A survey report released April 10 found that up to 25% of Wisconsin providers said they might close without continued support along the lines of Child Care Counts. More than one-third said they might have to reduce the number of children then could serve for lack of staff.
Large majorities said they might have to cut pay and that they expect to have more difficulty recruiting workers. More than half said they expect some employees to quit and that providing high quality care would become more difficult.

“We will see dramatically less care available in virtually every single county in the state,” Ruth Schmidt, executive director of the Wisconsin Early Childhood Association, told the crowd. “Is that acceptable?”
“No!” the crowd roared back in reply.
“Is it acceptable that moms will have to consider leaving the workforce in record numbers because you cannot work if you cannot afford or find child care? Is it acceptable that stressed out parents doing the best they can will have no support from the state to ensure that they can work and contribute to our tax base?”
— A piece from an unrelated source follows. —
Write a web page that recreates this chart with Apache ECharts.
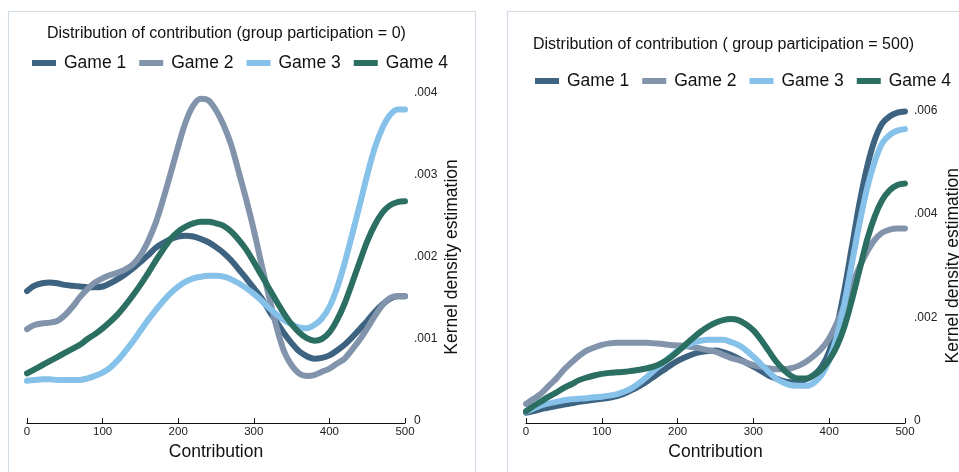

With each question the rallygoers responded with resounding shouts of “No!”
Sachin Shivaram, CEO of Wisconsin Aluminum Foundry in Manitowoc, told the crowd that businesses should support state funding for child care.
His company pays employees with young children $400 a month toward their child care costs, he said. When the crowd applauded, he thanked them, then added, “but I also feel very embarrassed. … That’s so little, and the cost of child care is, you know, several thousand dollars a month, and this is just barely scratching the surface.”
Shivaram pointed out the state manufacturing tax credit that his company receives, along with all Wisconsin manufacturers.

“And guess what? We have to do absolutely nothing to get that tax credit,” he said. “We don’t have to invest in any capital equipment, we don’t have to train any workers, we don’t have to give back to the community, nothing. You know, how about we make that tax credit contingent on helping the child care situation?”
In an interview after the legislative visits Schmidt of WECA said the hundreds who took part went to almost every state Senate office and about 90% of the Assembly members’ offices as well. WECA organized the event along with Wisconsin Head Start Association and Raising Wisconsin — an advocacy campaign that WECA and allied groups launched in 2022.
“We really wanted this to be nonpartisan,” Schmidt said — “just an opportunity to tell stories and share, from a real perspective, from the heart what’s going on with this industry.”
Some of those conversations — with leaders in the Legislature who advocates have already spoken to about the budget request — were “not necessarily a surprise,” she acknowledged.
With other lawmakers, she added, including some of the 30 first-term Assembly members elected in November as well as others who have not served on committees where child care has been an agenda item, “there was a lot of interest in just learning,”
The visits were an opportunity for personal testimony to reach lawmakers and their staff, Schmidt said. “The power of having parents tell their stories, and the power of having educators tell their stories about how they’ve been using the public funding when it’s available — it was very compelling.”